Vertical Quay – vertical wall extending up from the riverfront, quays may offer electric and water, just water, or no services. Quays typically are located near the center of a town. To secure to a quay there are bollards or rings. Quays that offer electric and water generally request a small fee; however we have not yet experienced services or fees and while traveling the Rhone quays during the low-season. If a quay is slanted, it cannot be used unless you have very creative fendering to keep you off the slope.
Halte Fluviale – typically a floating pontoon or several small docks managed by a nearby campground. Haltes are generally located within easy access to town and generally provide water, sometimes electric.

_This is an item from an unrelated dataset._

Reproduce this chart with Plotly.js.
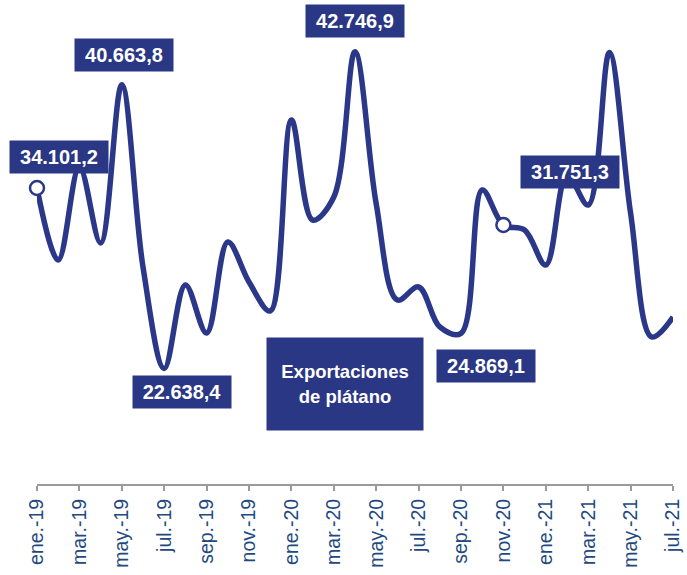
<!DOCTYPE html>
<html>
<head>
<meta charset="utf-8">
<script src="https://cdn.plot.ly/plotly-3.0.1.min.js"></script>
<style>
html,body{margin:0;padding:0;background:#fff;}
#chart{width:687px;height:575px;}
</style>
</head>
<body>
<div id="chart"></div>
<script>
const months = ["ene.-19","feb.-19","mar.-19","abr.-19","may.-19","jun.-19","jul.-19","ago.-19","sep.-19","oct.-19","nov.-19","dic.-19",
  "ene.-20","feb.-20","mar.-20","abr.-20","may.-20","jun.-20","jul.-20","ago.-20","sep.-20","oct.-20","nov.-20","dic.-20",
  "ene.-21","feb.-21","mar.-21","abr.-21","may.-21","jun.-21","jul.-21"];
const exportaciones = [34101.2,29529,35435,30609,40663.8,29085,22638.4,27942,24894,30672,28132,26291,
  38419,32069,33530,42746.9,33100,26989,27815,25275,24869.1,33974,31751.3,31434,
  29212,34927,33022,42700,32500,24640,25910];
const tickLabels = ["ene.-19","mar.-19","may.-19","jul.-19","sep.-19","nov.-19","ene.-20","mar.-20","may.-20","jul.-20","sep.-20","nov.-20","ene.-21","mar.-21","may.-21","jul.-21"];
const markedIdx = [0, 22];
// labelled points: index, text, x shift, y shift
const labelIdx = [0, 4, 6, 15, 20, 22];
const labelText = ["34.101,2","40.663,8","22.638,4","42.746,9","24.869,1","31.751,3"];
const labelDx = [22, 2, 18, 0, 25, 67];
const labelDy = [31, 30, -23, 31, -33, 53];
const chartTitle = "Exportaciones<br>de plátano";

const navy = "#2b3788";
const boxNavy = "#2a3784";

const traces = [
  {
    x: months, y: exportaciones, type: "scatter", mode: "lines",
    line: {color: navy, width: 5.5, shape: "spline", smoothing: 1},
    hoverinfo: "skip"
  },
  {
    x: markedIdx.map(i => months[i]), y: markedIdx.map(i => exportaciones[i]),
    type: "scatter", mode: "markers", cliponaxis: false,
    marker: {size: 14, color: "#ffffff", line: {color: navy, width: 2.5}},
    hoverinfo: "skip"
  }
];

const annotations = labelIdx.map((idx, k) => ({
  x: months[idx], y: exportaciones[idx], xref: "x", yref: "y",
  text: "<b>" + labelText[k] + "</b>", showarrow: false,
  xanchor: "center", yanchor: "middle",
  xshift: labelDx[k], yshift: labelDy[k],
  bgcolor: boxNavy, width: 96, height: 30, borderpad: 1,
  font: {family: "Liberation Sans, Arial, sans-serif", size: 20, color: "#ffffff"}
}));
annotations.push({
  x: 0.484, y: 0.211, xref: "paper", yref: "paper", showarrow: false,
  xanchor: "center", yanchor: "middle",
  text: "<b>" + chartTitle + "</b>", bgcolor: boxNavy, width: 154, height: 90,
  font: {family: "Liberation Sans, Arial, sans-serif", size: 18.5, color: "#ffffff"}
});

const layout = {
  width: 687, height: 575,
  margin: {l: 37, r: 14, t: 10, b: 91},
  paper_bgcolor: "#ffffff", plot_bgcolor: "#ffffff",
  showlegend: false,
  xaxis: {
    type: "category", range: [0, 30],
    tickmode: "array", tickvals: tickLabels, ticktext: tickLabels,
    tickangle: -90, ticks: "outside", ticklen: 5, tickwidth: 2, tickcolor: "#9a9a9a",
    showline: true, linecolor: "#9a9a9a", linewidth: 2,
    showgrid: false, zeroline: false,
    tickfont: {family: "Liberation Sans, Arial, sans-serif", size: 19.5, color: "#1f4a80"}
  },
  yaxis: {
    range: [15305, 45404], visible: false, showgrid: false, zeroline: false
  },
  annotations: annotations
};

Plotly.newPlot("chart", traces, layout, {displayModeBar: false, staticPlot: true});
</script>
</body>
</html>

Some haltes we’ve observed to be full with local boaters; most of whose slips are a bit too small for Detour. Some haltes are fabulous, new pontoons that can occupy 2-4 pleasure boats. The cost of a halte depends on a few factors (at least during low-season); day of arrival, time of arrival, time of departure, who is around during arrival/departure, and proximity of the campground office or sometimes tourism office collecting the fee. Camp grounds are fairly organized and charge a small fee, 5-10 euros/night, including water, electric, bathrooms (not showers) and trash*. We’ve arrived at two different town halte fluviales on Sunday evening, departing Monday morning, at no charge. These had no services other than trash.

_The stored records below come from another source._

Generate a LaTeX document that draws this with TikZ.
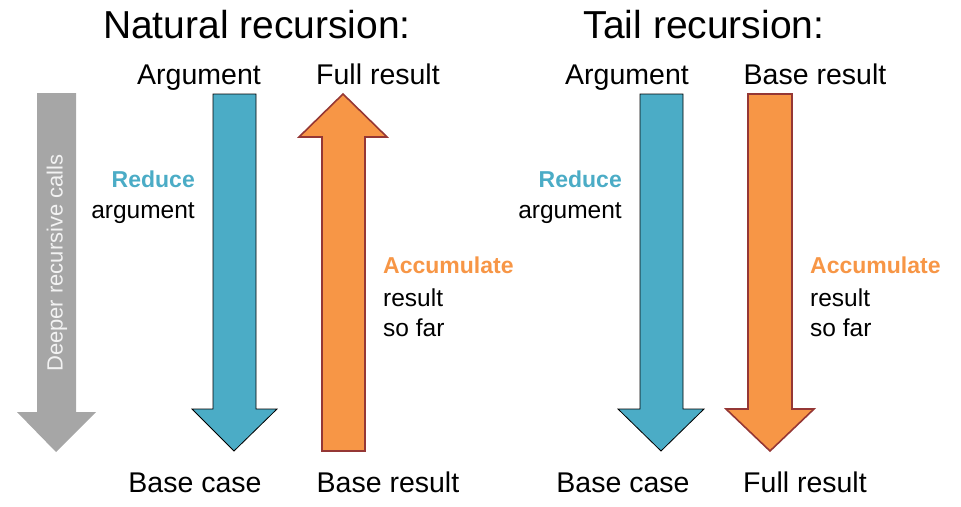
\documentclass[tikz,border=0pt]{standalone}
\usepackage{fontspec}
\setmainfont{Liberation Sans}
\definecolor{accblue}{HTML}{4BACC6}
\definecolor{accorange}{HTML}{F79646}
\definecolor{accred}{HTML}{953735}
\definecolor{callgray}{HTML}{A6A6A6}
\begin{document}
\begin{tikzpicture}[x=1pt,y=-1pt,
  title/.style={font=\fontsize{39}{46}\selectfont, inner sep=0pt, anchor=base},
  endlabel/.style={font=\fontsize{28.5}{34}\selectfont, inner sep=0pt, anchor=base},
  sidelabel/.style={font=\fontsize{24.5}{29}\selectfont, inner sep=0pt},
  boldlabel/.style={font=\fontsize{23}{28}\selectfont\bfseries, inner sep=0pt},
  bluearrow/.style={fill=accblue, draw=black, line width=0.8pt, line join=miter},
  orangearrow/.style={fill=accorange, draw=accred, line width=1.6pt, line join=miter},
  grayarrow/.style={fill=callgray, draw=none}]
\useasboundingbox (0,0) rectangle (961,506);

% titles
\node[title] (t1) at (257,38) {Natural recursion:};
\node[title] (t2) at (704,38) {Tail recursion:};

% depth indicator
\fill[grayarrow] (37,93) -- (76,93) -- (76,412) -- (96,412) -- (56,452) -- (17,412) -- (37,412) -- cycle;
\node[font=\fontsize{22}{26}\selectfont, text=white!95!black, rotate=90, inner sep=0pt] (deep) at (57,263) {Deeper recursive calls};

% natural recursion arrows
\draw[bluearrow] (213,94) -- (256,94) -- (256,409) -- (277,409) -- (234,451) -- (192,409) -- (213,409) -- cycle;
\draw[orangearrow] (322,451) -- (365,451) -- (365,137) -- (387,137) -- (343,94) -- (299,137) -- (322,137) -- cycle;

% tail recursion arrows
\draw[bluearrow] (640,94) -- (683,94) -- (683,409) -- (704,409) -- (661,451) -- (618,409) -- (640,409) -- cycle;
\draw[orangearrow] (748,94) -- (792,94) -- (792,409) -- (814,409) -- (770,451) -- (726,409) -- (748,409) -- cycle;

% end labels
\node[endlabel] (a1) at (199,84) {Argument};
\node[endlabel] (f1) at (378,84) {Full result};
\node[endlabel] (a2) at (627,84) {Argument};
\node[endlabel] (b2) at (815,84) {Base result};
\node[endlabel] (c1) at (195,492) {Base case};
\node[endlabel] (r1) at (388,492) {Base result};
\node[endlabel] (c2) at (623,492) {Base case};
\node[endlabel] (f2) at (805,492) {Full result};

% side labels
\node[boldlabel, anchor=base east, text=accblue] (red1) at (195,187) {Reduce};
\node[sidelabel, anchor=base east] (arg1) at (195,218) {argument};
\node[boldlabel, anchor=base east, text=accblue] (red2) at (622,187) {Reduce};
\node[sidelabel, anchor=base east] (arg2) at (622,218) {argument};

\node[boldlabel, anchor=base west, text=accorange] (acc1) at (383,273) {Accumulate};
\node[sidelabel, anchor=base west] (res1) at (383,306) {result};
\node[sidelabel, anchor=base west] (sof1) at (383,336) {so far};
\node[boldlabel, anchor=base west, text=accorange] (acc2) at (810,273) {Accumulate};
\node[sidelabel, anchor=base west] (res2) at (810,306) {result};
\node[sidelabel, anchor=base west] (sof2) at (810,336) {so far};
\end{tikzpicture}
\end{document}
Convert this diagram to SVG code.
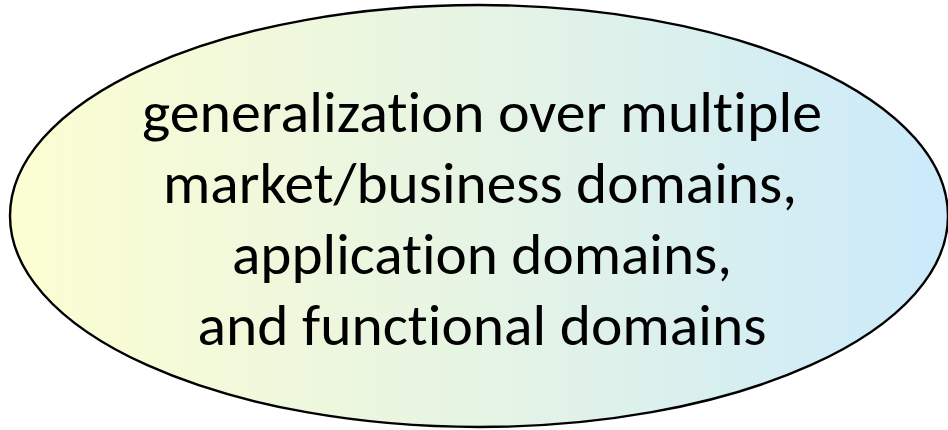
<svg xmlns="http://www.w3.org/2000/svg" width="948" height="430" viewBox="0 0 948 430">
  <defs>
    <linearGradient id="fill" x1="0" y1="0" x2="1" y2="0">
      <stop offset="0" stop-color="#FCFED2"/>
      <stop offset="0.5" stop-color="#E6F4E4"/>
      <stop offset="1" stop-color="#CBEAFB"/>
    </linearGradient>
  </defs>
  <style>
    .shape { fill: url(#fill); stroke: #000; stroke-width: 2.4; }
    .label { font-family: Carlito, "Liberation Sans", Arial, sans-serif; font-size: 58px; fill: #000; text-anchor: middle; font-variant-ligatures: none; }
  </style>
  <rect width="948" height="430" fill="#FFFFFF"/>
  <g id="node-generalization">
    <ellipse class="shape" cx="479" cy="216" rx="469" ry="211"/>
    <text class="label" x="482" y="132" textLength="680" lengthAdjust="spacingAndGlyphs">generalization over multiple</text>
    <text class="label" x="480" y="203" textLength="634" lengthAdjust="spacingAndGlyphs">market/business domains,</text>
    <text class="label" x="482" y="274" textLength="500" lengthAdjust="spacingAndGlyphs">application domains,</text>
    <text class="label" x="482" y="345" textLength="569" lengthAdjust="spacingAndGlyphs">and functional domains</text>
  </g>
  <g id="connectors"></g>
</svg>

Port de Plaisance – an actual harbor, sheltered from the wake of passing vessels and from the river, ports offer many amenities such as electric, water, bathrooms, showers, trash*, laundry, and wifi. We have stopped at three ports de plaisance while traveling upstream on the Rhone and fortunately each time required the port’s protection from weather or rising water. (Also each time required a laundry machine. Cost 3-4 euros/load for wash; 2-euros/load for dry.) Some ports have fuel available on location. Every port has a Capitainerie where the Port Captain is located. The Port Captains have all been extremely helpful and friendly. Ports de plaiance generally prefer payment up-front for the intended stay. If, however as we often do, you have no idea how long you want to stay the Port Captain will require you boat’s papers to hold as ransom. There is no slipping in and out of a port undetected; Port Captains have a great view from their glassed-in office perch atop the amenities and they check docks regularly. For Detour‘s 12.5 meters, our highest nightly rate at the ports de plaisance had been 22-euros; weekly rates are slightly less. A few interesting differences we’ve noticed between French ports de plaisance and US marinas… 1) There is no VHF conversation to confirm your approach or direct your dock selection. 2) The bathrooms/showers are co-ed. That’s right, co-ed! So while you’re fixing your hair under the hand dryer, Mr. Joe Schmo might walk out of the shower stall in his undies (yes, thankfully in his undies) to continue getting dressed. 3) Laundry machines are tiny and there is often only one washer and one dryer. 4) The price, we would not be able to stay at a US marina with all amenities included for $22/night! 5) All of the book swap books are written in French, German, or Dutch. 6) There is no Happy Hour! 7) Decks are washed daily; sometimes even the morning of departure.
* Trash, although difficult to find public trash disposal in the USA, in France there are public trash bins everywhere. I note this because trash disposal is a neusance; we can’t store trash, it’s dirty, it smells, and we don’t pollute. In the USA I was always seeking free and/or unlocked bins to dispose our trash when we made landfall. In the Caribbean, we discarded trash overboard (when appropriate, never plastic), we burned trash, or we paid at times to dispose in “public” bins. In France, trash disposal is no concern. Every town, every dock, every park, everywhere are public bins and they are emptied weekly.